Chronik/Österreich

Dreijähriger lag tot in Wohnung: "Das Kind ist verhungert"

Es muss ein unfassbares Martyrium gewesen sein, das ein Kleinkind im Bezirk Kufstein durchlitten hat, bis sein Vater am Morgen des Pfingstmontags die Rettungskräfte alarmiert. „Sie haben den Buben leblos vorgefunden und konnten nur noch seinen Tod feststellen“, sagt Hansjörg Mayr, Sprecher der Staatsanwaltschaft. 

Die ermittelt nun wegen des Verdachts des Mordes gegen die in einem Dorf im Tiroler Unterland lebenden Eltern – 26 bzw. 25 Jahre alt. Denn das vorläufige Ergebnis einer am Dienstag durchgeführten Obduktion an der Leiche des Kindes hat laut Mayr „den optischen Eindruck bestätigt“, der sich den Einsatzkräften bot. 

"Massiv unterernährt"

„Der Bub war massiv unterernährt. Mit anderen Worten: Das Kind ist verhungert. So etwas passiert nicht von heute auf morgen“, sagt der Sprecher der Anklagebehörde, warum davon auszugehen sei, „dass die Eltern den Tod des Buben billigend in Kauf genommen haben.“

Sie konnten vorerst noch nicht einvernommen werden, befanden sich wegen eines psychischen Ausnahmezustands bis Mittwoch in einem Krankenhaus in Behandlung. Das Paar wurde inzwischen auf Anordnung der Staatsanwaltschaft festgenommen und sollen nun auch von den Ermittlern befragt werden.

Keine Mangelerscheinungen

Drei weitere Kinder des Paares – drei Mädchen im Alter von ein, drei und sechs Jahren – befinden sich in der Obhut der Kinder- und Jugendhilfe. Bei der Dreijährigen handelt es sich um die Zwillingsschwester des toten Buben. „Die Kinder weisen keine Mangelerscheinungen auf“, so Mayr auf Nachfrage. 

Die Eltern, es handelt sich um zwei österreichische Staatsbürger, seien laut derzeitigem Kenntnisstand „bis jetzt unauffällig gewesen“. Zur Frage, in welchen Verhältnissen die Familie gelebt hat – etwa in einem Mehrparteien- oder einem Einfamilienhaus – wollte der Sprecher der Staatsanwaltschaft vorerst keine näheren Angaben machen. 

Ein vorheriger Kontakt mit der Kinder- und Jugendhilfe habe seines Wissens nach nicht bestanden.
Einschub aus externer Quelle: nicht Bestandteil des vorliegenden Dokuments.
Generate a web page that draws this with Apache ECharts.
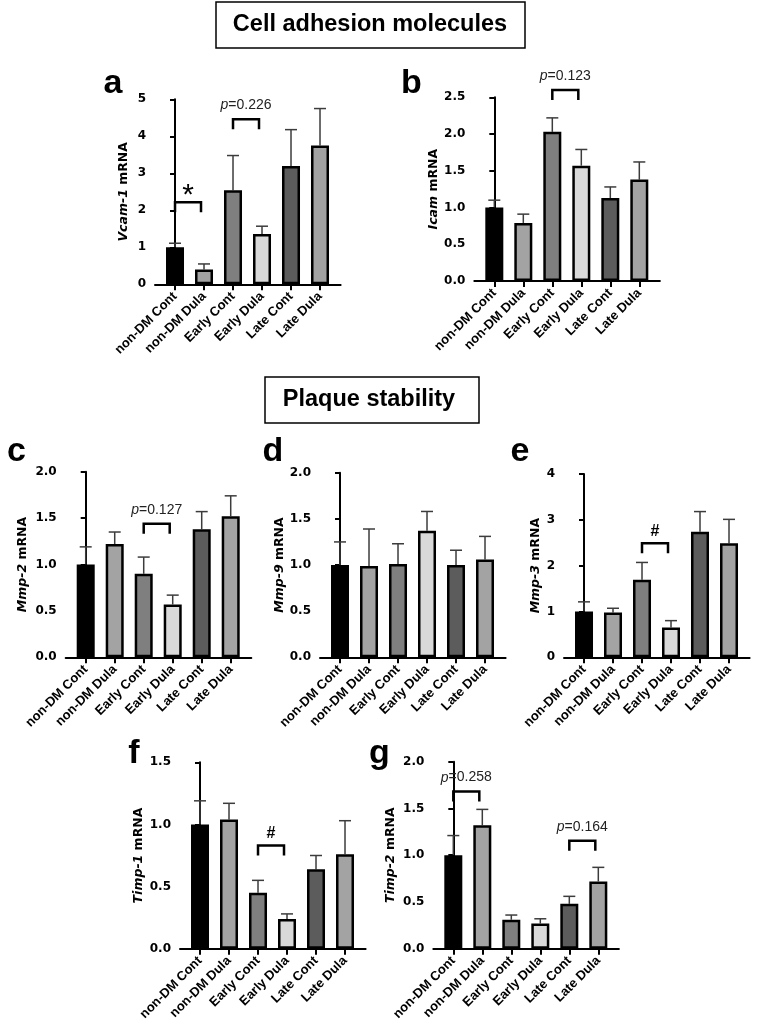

Das wurde auch seitens des Landes betont. Eine Meldung der Kinder- und Jugendhilfe sei nach derzeit vorliegenden Informationen zu keinem Zeitpunkt erfolgt, hieß es. Die Geschwister seien nach einer ersten körperlichen Abklärung wohlauf. 

Viele Fragen offen

Wie das Leiden des Buben unentdeckt bleiben konnte, warum niemand Schreie gehört hat, bleibt vorerst ungewiss. „Das sind Fragen, die wir uns jetzt alles stellen und die wir jetzt klären wollen“, sagt Mayr. 

Rätselraten darüber, wie es so weit kommen könnte, herrscht auch im betroffenen Dorf im Tiroler Unterland: „Das ist ein Drama, das allen unter die Haut geht“, sagt der Bürgermeister des Orts. Er kann sich das Ganze nicht erklären. „Das ist für uns erschreckend“, sagt das Dorfoberhaupt.

Auch er sagt, „dass es mit der Familie keine Auffälligkeiten gegeben hat.“ Jenes der vier Kinder, das in dem Dorf in den Kindergarten geht, sei wohlgenährt gewesen, wie sich der Bürgermeister versichern ließ. Es habe auch sonst keine Auffälligkeiten gegeben. 

Wohnung in kleiner Siedlung

Bei den Eltern handelt es sich um zwei Einheimische, die ihr Wurzeln in dem Dorf haben und vor wenigen Jahren von der Gemeinde eine geförderte Wohnung in einer neu errichteten kleinen Siedlung erhielten. In dieser Zeit hatte der Bürgermeister das letzte Mal intensiver mit der Familie zu tun.

Er fragt sich – wie viele andere auch – ob Überforderung zu der Tragödie geführt hat. Fest steht: Die Rettungskräfte wurden vom Vater verständigt und informiert, dass sein Sohn tot im Bett liege.